▸ Task description
Print the data that follows exactly.

▸ Data lines
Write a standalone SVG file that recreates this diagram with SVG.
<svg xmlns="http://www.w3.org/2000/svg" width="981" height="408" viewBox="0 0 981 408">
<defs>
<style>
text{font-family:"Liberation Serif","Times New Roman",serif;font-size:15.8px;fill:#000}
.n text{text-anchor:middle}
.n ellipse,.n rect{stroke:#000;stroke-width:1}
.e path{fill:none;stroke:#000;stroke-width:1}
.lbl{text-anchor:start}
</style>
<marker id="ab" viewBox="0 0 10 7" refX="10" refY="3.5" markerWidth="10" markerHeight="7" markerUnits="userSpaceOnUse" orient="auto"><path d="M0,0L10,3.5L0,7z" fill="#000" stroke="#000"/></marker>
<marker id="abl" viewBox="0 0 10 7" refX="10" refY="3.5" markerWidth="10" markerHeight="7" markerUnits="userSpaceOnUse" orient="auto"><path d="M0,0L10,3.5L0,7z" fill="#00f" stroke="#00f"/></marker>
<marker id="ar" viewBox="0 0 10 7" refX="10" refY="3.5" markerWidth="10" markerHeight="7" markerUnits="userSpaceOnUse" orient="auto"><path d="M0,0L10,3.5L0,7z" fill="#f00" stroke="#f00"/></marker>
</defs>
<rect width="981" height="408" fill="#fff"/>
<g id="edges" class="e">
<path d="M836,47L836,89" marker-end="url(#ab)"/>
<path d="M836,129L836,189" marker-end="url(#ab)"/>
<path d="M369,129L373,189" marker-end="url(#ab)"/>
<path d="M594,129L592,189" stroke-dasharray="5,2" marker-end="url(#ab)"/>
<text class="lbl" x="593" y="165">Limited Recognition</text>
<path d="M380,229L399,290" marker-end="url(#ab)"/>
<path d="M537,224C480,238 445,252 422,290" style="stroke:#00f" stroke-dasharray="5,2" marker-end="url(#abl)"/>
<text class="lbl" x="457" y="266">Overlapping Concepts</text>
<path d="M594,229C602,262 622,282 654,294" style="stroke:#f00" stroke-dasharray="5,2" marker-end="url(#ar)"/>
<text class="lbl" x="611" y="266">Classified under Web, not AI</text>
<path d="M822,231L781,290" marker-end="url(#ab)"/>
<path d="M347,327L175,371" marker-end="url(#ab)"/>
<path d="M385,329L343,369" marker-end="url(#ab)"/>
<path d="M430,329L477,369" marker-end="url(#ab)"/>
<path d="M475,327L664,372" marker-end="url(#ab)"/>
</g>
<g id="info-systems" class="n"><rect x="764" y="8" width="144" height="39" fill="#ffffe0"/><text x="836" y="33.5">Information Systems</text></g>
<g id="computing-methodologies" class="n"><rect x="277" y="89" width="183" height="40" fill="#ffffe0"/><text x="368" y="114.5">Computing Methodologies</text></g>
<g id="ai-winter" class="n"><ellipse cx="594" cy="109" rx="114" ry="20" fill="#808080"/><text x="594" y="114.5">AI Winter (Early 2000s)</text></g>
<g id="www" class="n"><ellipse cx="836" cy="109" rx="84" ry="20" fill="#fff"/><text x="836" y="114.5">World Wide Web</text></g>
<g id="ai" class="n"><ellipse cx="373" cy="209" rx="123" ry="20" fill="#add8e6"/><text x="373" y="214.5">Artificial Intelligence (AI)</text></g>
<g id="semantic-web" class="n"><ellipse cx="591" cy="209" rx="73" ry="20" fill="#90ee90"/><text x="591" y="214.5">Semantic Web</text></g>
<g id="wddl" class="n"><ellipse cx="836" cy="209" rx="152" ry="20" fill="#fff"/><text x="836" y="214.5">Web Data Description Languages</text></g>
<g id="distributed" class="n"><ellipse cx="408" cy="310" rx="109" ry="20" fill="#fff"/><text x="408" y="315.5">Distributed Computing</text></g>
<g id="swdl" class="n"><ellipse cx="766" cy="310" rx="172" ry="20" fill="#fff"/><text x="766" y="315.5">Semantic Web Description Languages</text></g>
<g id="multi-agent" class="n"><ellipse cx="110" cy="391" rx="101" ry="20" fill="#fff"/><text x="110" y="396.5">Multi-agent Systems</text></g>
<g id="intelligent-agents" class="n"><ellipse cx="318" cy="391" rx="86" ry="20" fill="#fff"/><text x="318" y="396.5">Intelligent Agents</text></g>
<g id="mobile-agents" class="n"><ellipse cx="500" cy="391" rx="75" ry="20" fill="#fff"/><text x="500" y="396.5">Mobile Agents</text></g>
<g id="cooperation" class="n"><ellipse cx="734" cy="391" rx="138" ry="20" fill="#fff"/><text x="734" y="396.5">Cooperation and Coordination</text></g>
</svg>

▸ Result
Write a standalone SVG file that recreates this diagram with SVG.
<svg xmlns="http://www.w3.org/2000/svg" width="981" height="408" viewBox="0 0 981 408">
<defs>
<style>
text{font-family:"Liberation Serif","Times New Roman",serif;font-size:15.8px;fill:#000}
.n text{text-anchor:middle}
.n ellipse,.n rect{stroke:#000;stroke-width:1}
.e path{fill:none;stroke:#000;stroke-width:1}
.lbl{text-anchor:start}
</style>
<marker id="ab" viewBox="0 0 10 7" refX="10" refY="3.5" markerWidth="10" markerHeight="7" markerUnits="userSpaceOnUse" orient="auto"><path d="M0,0L10,3.5L0,7z" fill="#000" stroke="#000"/></marker>
<marker id="abl" viewBox="0 0 10 7" refX="10" refY="3.5" markerWidth="10" markerHeight="7" markerUnits="userSpaceOnUse" orient="auto"><path d="M0,0L10,3.5L0,7z" fill="#00f" stroke="#00f"/></marker>
<marker id="ar" viewBox="0 0 10 7" refX="10" refY="3.5" markerWidth="10" markerHeight="7" markerUnits="userSpaceOnUse" orient="auto"><path d="M0,0L10,3.5L0,7z" fill="#f00" stroke="#f00"/></marker>
</defs>
<rect width="981" height="408" fill="#fff"/>
<g id="edges" class="e">
<path d="M836,47L836,89" marker-end="url(#ab)"/>
<path d="M836,129L836,189" marker-end="url(#ab)"/>
<path d="M369,129L373,189" marker-end="url(#ab)"/>
<path d="M594,129L592,189" stroke-dasharray="5,2" marker-end="url(#ab)"/>
<text class="lbl" x="593" y="165">Limited Recognition</text>
<path d="M380,229L399,290" marker-end="url(#ab)"/>
<path d="M537,224C480,238 445,252 422,290" style="stroke:#00f" stroke-dasharray="5,2" marker-end="url(#abl)"/>
<text class="lbl" x="457" y="266">Overlapping Concepts</text>
<path d="M594,229C602,262 622,282 654,294" style="stroke:#f00" stroke-dasharray="5,2" marker-end="url(#ar)"/>
<text class="lbl" x="611" y="266">Classified under Web, not AI</text>
<path d="M822,231L781,290" marker-end="url(#ab)"/>
<path d="M347,327L175,371" marker-end="url(#ab)"/>
<path d="M385,329L343,369" marker-end="url(#ab)"/>
<path d="M430,329L477,369" marker-end="url(#ab)"/>
<path d="M475,327L664,372" marker-end="url(#ab)"/>
</g>
<g id="info-systems" class="n"><rect x="764" y="8" width="144" height="39" fill="#ffffe0"/><text x="836" y="33.5">Information Systems</text></g>
<g id="computing-methodologies" class="n"><rect x="277" y="89" width="183" height="40" fill="#ffffe0"/><text x="368" y="114.5">Computing Methodologies</text></g>
<g id="ai-winter" class="n"><ellipse cx="594" cy="109" rx="114" ry="20" fill="#808080"/><text x="594" y="114.5">AI Winter (Early 2000s)</text></g>
<g id="www" class="n"><ellipse cx="836" cy="109" rx="84" ry="20" fill="#fff"/><text x="836" y="114.5">World Wide Web</text></g>
<g id="ai" class="n"><ellipse cx="373" cy="209" rx="123" ry="20" fill="#add8e6"/><text x="373" y="214.5">Artificial Intelligence (AI)</text></g>
<g id="semantic-web" class="n"><ellipse cx="591" cy="209" rx="73" ry="20" fill="#90ee90"/><text x="591" y="214.5">Semantic Web</text></g>
<g id="wddl" class="n"><ellipse cx="836" cy="209" rx="152" ry="20" fill="#fff"/><text x="836" y="214.5">Web Data Description Languages</text></g>
<g id="distributed" class="n"><ellipse cx="408" cy="310" rx="109" ry="20" fill="#fff"/><text x="408" y="315.5">Distributed Computing</text></g>
<g id="swdl" class="n"><ellipse cx="766" cy="310" rx="172" ry="20" fill="#fff"/><text x="766" y="315.5">Semantic Web Description Languages</text></g>
<g id="multi-agent" class="n"><ellipse cx="110" cy="391" rx="101" ry="20" fill="#fff"/><text x="110" y="396.5">Multi-agent Systems</text></g>
<g id="intelligent-agents" class="n"><ellipse cx="318" cy="391" rx="86" ry="20" fill="#fff"/><text x="318" y="396.5">Intelligent Agents</text></g>
<g id="mobile-agents" class="n"><ellipse cx="500" cy="391" rx="75" ry="20" fill="#fff"/><text x="500" y="396.5">Mobile Agents</text></g>
<g id="cooperation" class="n"><ellipse cx="734" cy="391" rx="138" ry="20" fill="#fff"/><text x="734" y="396.5">Cooperation and Coordination</text></g>
</svg>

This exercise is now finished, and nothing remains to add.